We also need to recognize that when it comes to speaking invitations and awards there’s a noticeable underrepresentation of women. You find yourself asking, “why are eight out of the ten invited speakers at a meeting men when there are plenty of women who are equally qualified?” Again, I don’t think the intention is to exclude women, but the result is that women are underrepresented and it perpetuates the perception that there just aren’t qualified women in the field. I could give you the names of ten top scientists in my field who are women right now. If you were to ask someone else, you might get the names of ten men. So, we need to make sure that the people who are making decisions about speaking invitations are addressing this issue.

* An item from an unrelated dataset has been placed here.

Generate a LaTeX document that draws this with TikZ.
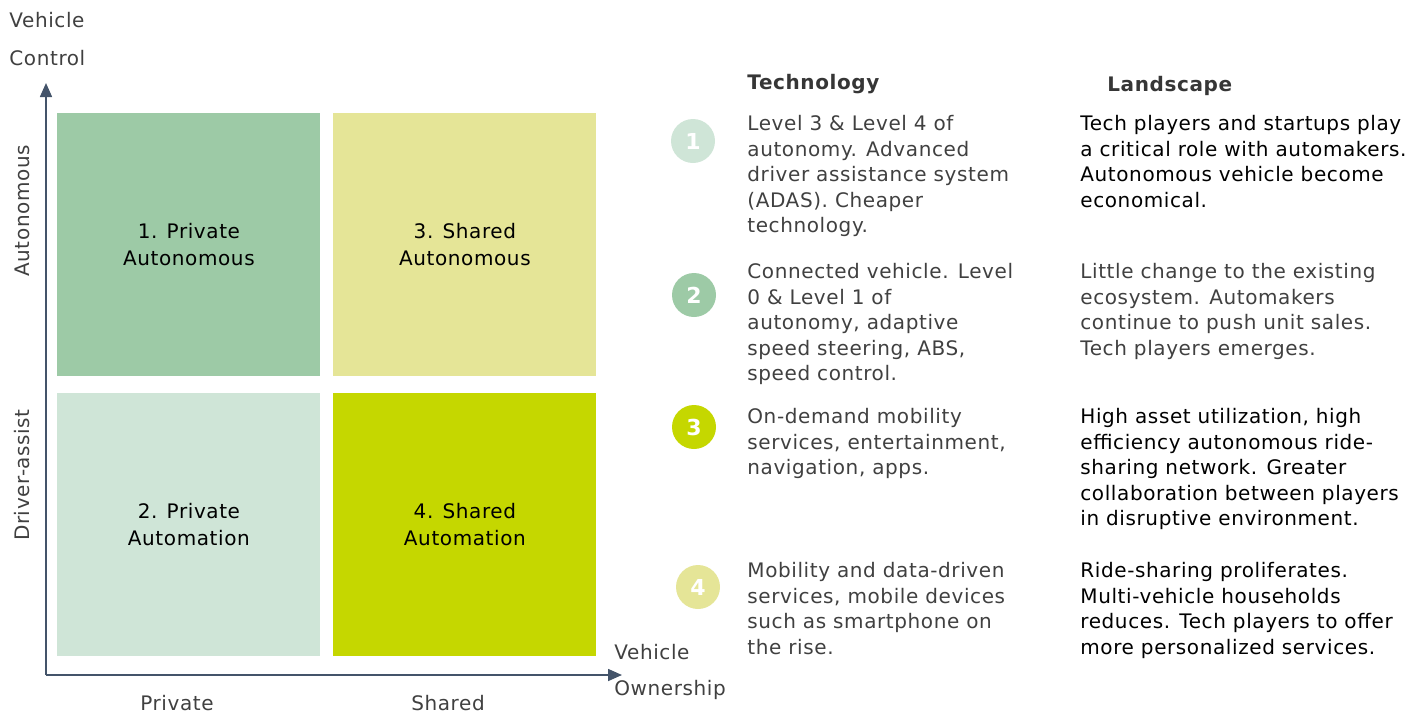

[] In the meantime, as those issues are hopefully being addressed, what kind encouraging advice would you give to a woman who is considering geoscience as a career path?
[Dr. Marin-Spiotta] First, there is not one correct path to becoming an environmental scientist or a faculty member. There are traditional paths, which may or may not be suitable for an individual. But those paths are not the only way to have a career in the field. It’s important to realize as you progress that even if you do have a bad experience with a PhD advisor or a fieldwork assignment, that does not mean you have to leave science altogether. You can go elsewhere, find a different advisor, and develop a network of mentors. You may find a wonderful environment.

So, there are many ways of having a successful career in science. More and more people in the field are acknowledging this, and acknowledging that you can take time off for family, or go off and work in the industry, and then come back to teaching and research and still get tenure. The only way to find out about these alternate paths is by talking to people in the field and hearing their stories. For example, when I finished grad school, I had never talked to people who weren’t in academic science, so that’s the only path I knew. Now that I’m part of a larger network, I have a much broader awareness of the options that are open to students in science.

[] Most experts I’ve spoken to do emphasize the importance of mentors.

[Dr. Marin-Spiotta] Yes. The biggest piece of advice I would give is to build a broad network of mentors and peers. We’re trained to have a mentor and an advisor. Sometimes they’re great; sometimes they’re not. But it’s rare to find an advisor or a mentor who is an expert on everything. Don’t just look to one or two people to answer your questions and help solve your problems: find mentors at different levels and build a community of mentors.